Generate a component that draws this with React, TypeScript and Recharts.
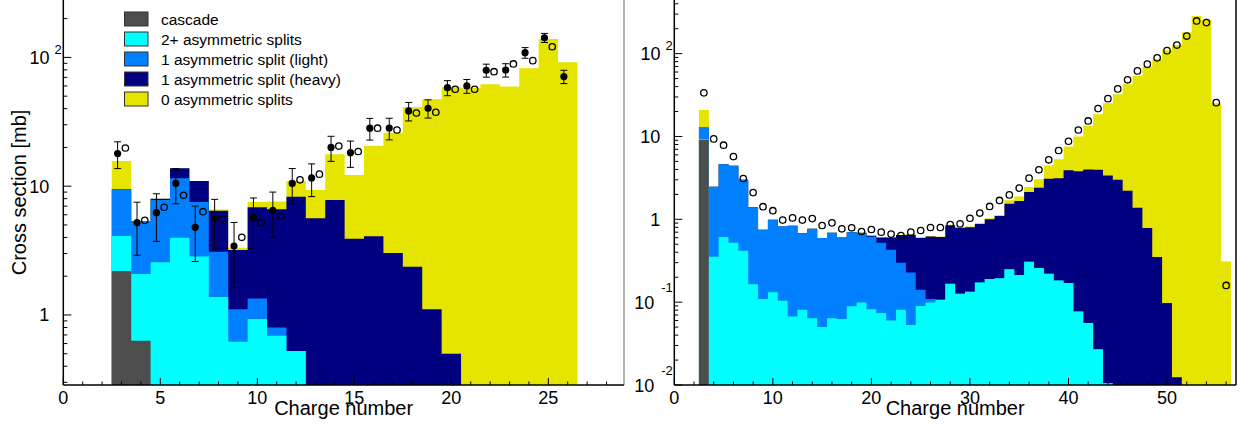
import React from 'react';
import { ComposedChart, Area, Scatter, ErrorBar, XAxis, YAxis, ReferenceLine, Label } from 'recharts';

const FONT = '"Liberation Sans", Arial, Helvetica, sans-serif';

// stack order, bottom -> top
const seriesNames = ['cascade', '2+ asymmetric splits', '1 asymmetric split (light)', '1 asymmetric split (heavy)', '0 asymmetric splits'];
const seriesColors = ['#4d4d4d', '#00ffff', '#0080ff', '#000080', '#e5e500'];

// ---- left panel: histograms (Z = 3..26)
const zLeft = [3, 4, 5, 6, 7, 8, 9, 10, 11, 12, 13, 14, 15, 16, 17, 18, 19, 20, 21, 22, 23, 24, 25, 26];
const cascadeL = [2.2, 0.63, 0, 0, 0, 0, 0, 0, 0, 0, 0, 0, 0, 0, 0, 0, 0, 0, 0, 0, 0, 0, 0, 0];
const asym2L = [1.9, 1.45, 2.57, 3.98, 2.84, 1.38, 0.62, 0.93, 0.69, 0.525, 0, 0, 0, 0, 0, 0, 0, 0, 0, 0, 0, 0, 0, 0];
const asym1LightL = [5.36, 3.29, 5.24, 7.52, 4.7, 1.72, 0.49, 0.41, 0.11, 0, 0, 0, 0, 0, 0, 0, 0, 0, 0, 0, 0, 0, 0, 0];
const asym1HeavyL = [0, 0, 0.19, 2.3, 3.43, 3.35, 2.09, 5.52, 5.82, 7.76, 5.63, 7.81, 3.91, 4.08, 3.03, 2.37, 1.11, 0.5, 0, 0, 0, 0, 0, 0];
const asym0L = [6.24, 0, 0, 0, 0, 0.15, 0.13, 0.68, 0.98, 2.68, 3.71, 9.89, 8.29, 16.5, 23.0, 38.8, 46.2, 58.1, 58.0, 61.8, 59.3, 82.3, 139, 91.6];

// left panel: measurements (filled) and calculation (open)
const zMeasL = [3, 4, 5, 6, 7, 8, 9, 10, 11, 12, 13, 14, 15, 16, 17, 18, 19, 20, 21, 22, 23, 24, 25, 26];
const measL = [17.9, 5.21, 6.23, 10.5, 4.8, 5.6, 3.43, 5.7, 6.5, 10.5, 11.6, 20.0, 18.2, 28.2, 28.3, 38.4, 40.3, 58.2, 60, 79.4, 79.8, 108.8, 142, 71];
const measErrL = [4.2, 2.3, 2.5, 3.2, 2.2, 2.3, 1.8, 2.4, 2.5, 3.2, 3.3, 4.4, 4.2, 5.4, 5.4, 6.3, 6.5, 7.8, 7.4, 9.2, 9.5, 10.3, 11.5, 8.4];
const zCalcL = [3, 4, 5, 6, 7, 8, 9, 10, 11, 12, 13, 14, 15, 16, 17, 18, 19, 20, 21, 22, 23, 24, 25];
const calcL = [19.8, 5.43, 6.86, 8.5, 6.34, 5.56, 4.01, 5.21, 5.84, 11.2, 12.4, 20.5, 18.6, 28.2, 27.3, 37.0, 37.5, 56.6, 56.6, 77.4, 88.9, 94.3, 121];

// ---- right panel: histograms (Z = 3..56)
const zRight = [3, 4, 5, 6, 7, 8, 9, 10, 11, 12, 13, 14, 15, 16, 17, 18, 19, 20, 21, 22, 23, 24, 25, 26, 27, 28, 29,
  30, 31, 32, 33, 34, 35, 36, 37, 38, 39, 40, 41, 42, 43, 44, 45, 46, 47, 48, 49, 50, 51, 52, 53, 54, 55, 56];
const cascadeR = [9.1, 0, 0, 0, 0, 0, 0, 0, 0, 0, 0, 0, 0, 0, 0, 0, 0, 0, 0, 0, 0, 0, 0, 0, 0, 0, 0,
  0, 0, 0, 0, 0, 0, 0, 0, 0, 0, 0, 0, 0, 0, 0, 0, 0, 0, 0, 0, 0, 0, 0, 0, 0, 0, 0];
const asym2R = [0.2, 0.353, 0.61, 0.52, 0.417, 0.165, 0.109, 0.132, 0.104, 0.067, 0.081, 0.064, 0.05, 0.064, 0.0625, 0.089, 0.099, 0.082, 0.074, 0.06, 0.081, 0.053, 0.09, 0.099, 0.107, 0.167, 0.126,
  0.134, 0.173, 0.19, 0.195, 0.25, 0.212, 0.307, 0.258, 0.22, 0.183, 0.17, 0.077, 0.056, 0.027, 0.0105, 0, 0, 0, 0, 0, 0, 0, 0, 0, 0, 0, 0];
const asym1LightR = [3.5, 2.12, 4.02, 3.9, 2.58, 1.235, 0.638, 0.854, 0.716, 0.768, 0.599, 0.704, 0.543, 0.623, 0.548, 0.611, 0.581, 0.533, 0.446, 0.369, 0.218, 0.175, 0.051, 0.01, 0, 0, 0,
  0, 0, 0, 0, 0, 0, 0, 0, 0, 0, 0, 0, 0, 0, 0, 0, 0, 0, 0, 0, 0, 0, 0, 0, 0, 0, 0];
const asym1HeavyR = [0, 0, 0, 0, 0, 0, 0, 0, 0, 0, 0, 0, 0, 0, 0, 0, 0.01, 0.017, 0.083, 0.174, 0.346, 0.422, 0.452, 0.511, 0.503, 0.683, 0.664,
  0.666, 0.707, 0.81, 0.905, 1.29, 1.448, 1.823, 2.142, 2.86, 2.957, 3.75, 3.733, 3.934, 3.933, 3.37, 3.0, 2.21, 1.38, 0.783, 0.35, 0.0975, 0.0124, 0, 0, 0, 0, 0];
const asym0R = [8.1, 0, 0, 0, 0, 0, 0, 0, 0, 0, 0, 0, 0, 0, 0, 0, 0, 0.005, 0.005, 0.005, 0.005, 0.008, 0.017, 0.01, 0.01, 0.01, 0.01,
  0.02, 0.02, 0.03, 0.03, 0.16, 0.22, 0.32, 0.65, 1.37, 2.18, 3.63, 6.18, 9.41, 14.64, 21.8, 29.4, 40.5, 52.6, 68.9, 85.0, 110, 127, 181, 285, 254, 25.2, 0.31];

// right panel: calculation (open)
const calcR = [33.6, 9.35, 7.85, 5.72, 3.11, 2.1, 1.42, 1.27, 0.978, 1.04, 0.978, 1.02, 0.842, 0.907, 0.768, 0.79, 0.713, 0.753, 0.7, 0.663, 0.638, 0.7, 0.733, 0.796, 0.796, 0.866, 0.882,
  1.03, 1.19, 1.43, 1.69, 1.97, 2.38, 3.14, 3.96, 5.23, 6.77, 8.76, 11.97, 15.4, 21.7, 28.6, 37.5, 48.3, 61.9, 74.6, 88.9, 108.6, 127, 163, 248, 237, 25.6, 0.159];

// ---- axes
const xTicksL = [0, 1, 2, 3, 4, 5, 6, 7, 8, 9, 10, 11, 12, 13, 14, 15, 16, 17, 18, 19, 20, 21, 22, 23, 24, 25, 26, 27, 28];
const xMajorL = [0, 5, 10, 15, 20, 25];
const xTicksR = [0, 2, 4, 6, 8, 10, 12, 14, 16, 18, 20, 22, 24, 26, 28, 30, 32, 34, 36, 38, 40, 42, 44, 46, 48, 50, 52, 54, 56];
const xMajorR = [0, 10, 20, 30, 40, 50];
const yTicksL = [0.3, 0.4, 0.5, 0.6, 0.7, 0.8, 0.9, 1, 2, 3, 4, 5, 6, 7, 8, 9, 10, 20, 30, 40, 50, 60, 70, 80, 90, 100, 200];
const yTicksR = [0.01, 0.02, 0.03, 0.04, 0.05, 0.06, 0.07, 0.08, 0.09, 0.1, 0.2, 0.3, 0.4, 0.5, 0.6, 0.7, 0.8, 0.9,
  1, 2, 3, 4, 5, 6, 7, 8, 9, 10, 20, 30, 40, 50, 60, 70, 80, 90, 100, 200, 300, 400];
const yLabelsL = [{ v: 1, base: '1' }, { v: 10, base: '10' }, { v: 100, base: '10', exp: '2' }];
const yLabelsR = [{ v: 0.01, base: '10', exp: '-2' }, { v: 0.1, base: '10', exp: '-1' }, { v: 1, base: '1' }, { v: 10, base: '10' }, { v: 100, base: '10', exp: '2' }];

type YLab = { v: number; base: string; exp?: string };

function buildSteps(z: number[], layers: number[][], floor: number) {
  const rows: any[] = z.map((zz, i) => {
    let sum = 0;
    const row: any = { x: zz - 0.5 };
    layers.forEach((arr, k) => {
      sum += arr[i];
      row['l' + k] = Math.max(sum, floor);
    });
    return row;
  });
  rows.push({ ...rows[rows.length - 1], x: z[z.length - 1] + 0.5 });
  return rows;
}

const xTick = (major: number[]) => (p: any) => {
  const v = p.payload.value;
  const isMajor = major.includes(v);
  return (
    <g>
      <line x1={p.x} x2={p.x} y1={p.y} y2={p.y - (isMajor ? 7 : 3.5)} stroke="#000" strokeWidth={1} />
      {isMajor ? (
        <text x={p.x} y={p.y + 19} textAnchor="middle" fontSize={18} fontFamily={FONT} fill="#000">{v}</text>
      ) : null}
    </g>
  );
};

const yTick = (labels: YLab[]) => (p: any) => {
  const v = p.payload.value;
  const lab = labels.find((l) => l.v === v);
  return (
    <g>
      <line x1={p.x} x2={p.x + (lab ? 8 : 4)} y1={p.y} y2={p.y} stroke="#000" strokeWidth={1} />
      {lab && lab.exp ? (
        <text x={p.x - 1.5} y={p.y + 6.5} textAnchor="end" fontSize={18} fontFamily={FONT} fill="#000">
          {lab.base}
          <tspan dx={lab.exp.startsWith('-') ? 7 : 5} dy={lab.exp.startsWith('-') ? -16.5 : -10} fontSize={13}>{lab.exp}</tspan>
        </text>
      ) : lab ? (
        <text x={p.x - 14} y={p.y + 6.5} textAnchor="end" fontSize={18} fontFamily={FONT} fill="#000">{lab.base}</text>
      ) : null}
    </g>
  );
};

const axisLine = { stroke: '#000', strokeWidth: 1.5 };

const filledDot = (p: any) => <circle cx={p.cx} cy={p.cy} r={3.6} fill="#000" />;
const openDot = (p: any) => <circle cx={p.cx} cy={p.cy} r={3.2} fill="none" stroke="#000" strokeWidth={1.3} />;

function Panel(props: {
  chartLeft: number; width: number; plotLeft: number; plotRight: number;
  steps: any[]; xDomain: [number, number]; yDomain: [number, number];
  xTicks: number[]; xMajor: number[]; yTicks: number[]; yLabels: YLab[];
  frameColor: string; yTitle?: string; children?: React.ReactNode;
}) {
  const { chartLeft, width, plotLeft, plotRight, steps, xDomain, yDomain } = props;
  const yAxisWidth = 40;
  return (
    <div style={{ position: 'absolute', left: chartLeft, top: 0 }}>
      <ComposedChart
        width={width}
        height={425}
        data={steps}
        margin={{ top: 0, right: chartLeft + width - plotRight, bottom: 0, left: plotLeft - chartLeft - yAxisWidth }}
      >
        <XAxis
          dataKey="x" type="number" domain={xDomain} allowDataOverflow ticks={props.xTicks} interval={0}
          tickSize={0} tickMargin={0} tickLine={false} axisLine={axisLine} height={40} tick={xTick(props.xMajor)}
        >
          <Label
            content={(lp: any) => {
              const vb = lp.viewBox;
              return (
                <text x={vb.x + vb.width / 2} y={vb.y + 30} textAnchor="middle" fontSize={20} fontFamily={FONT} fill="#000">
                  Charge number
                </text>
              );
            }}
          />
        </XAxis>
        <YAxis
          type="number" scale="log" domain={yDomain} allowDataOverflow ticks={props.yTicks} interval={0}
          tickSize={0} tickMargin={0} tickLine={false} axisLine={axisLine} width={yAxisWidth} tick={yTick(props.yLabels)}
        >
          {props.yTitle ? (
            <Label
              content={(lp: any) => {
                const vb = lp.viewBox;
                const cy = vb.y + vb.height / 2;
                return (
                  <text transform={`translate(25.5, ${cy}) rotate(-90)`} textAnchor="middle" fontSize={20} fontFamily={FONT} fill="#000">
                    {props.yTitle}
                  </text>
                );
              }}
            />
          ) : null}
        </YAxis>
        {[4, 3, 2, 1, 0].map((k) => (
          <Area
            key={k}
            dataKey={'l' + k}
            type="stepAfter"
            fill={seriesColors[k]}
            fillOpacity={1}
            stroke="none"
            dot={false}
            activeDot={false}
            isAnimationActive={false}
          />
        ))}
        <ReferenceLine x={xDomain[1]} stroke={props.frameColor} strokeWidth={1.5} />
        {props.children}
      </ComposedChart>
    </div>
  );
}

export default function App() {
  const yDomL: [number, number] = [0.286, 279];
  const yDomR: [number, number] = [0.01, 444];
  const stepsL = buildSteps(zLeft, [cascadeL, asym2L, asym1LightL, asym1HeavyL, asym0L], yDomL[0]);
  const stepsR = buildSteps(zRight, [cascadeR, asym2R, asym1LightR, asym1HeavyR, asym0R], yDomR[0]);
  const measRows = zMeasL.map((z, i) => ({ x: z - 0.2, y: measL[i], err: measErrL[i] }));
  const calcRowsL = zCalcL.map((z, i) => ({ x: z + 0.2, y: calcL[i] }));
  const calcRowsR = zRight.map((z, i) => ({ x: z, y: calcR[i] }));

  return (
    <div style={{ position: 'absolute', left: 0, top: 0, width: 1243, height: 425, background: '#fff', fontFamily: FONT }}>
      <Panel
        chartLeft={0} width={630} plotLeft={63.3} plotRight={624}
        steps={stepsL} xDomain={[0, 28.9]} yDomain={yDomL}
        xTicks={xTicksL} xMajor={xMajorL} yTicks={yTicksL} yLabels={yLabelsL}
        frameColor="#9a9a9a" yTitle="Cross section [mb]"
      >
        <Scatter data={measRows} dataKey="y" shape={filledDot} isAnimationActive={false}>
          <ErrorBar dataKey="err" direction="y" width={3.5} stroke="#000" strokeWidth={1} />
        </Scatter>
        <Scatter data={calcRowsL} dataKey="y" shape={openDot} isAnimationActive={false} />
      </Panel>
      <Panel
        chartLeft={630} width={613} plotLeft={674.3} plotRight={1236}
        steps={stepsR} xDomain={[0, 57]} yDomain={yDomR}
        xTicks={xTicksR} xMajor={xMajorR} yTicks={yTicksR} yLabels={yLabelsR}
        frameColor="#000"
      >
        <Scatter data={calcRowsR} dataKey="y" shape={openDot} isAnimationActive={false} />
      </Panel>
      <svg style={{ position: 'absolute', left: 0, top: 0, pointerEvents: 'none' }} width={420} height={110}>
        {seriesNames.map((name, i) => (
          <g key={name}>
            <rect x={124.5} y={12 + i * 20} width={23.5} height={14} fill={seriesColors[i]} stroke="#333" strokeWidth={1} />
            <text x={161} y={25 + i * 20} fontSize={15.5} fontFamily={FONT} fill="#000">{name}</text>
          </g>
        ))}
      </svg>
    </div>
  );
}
□ □ □ □ □
§ **Exercise goal**
Without the pictures, please reproduce each line of the listing above exactly, from the first one through the line bearing "['#4d4d4d', '#00ffff', '#0080ff', '#000080', '#e5e500'];".

§ **Exercise response**
Generate a component that draws this with React, TypeScript and Recharts.
import React from 'react';
import { ComposedChart, Area, Scatter, ErrorBar, XAxis, YAxis, ReferenceLine, Label } from 'recharts';

const FONT = '"Liberation Sans", Arial, Helvetica, sans-serif';

// stack order, bottom -> top
const seriesNames = ['cascade', '2+ asymmetric splits', '1 asymmetric split (light)', '1 asymmetric split (heavy)', '0 asymmetric splits'];
const seriesColors = ['#4d4d4d', '#00ffff', '#0080ff', '#000080', '#e5e500'];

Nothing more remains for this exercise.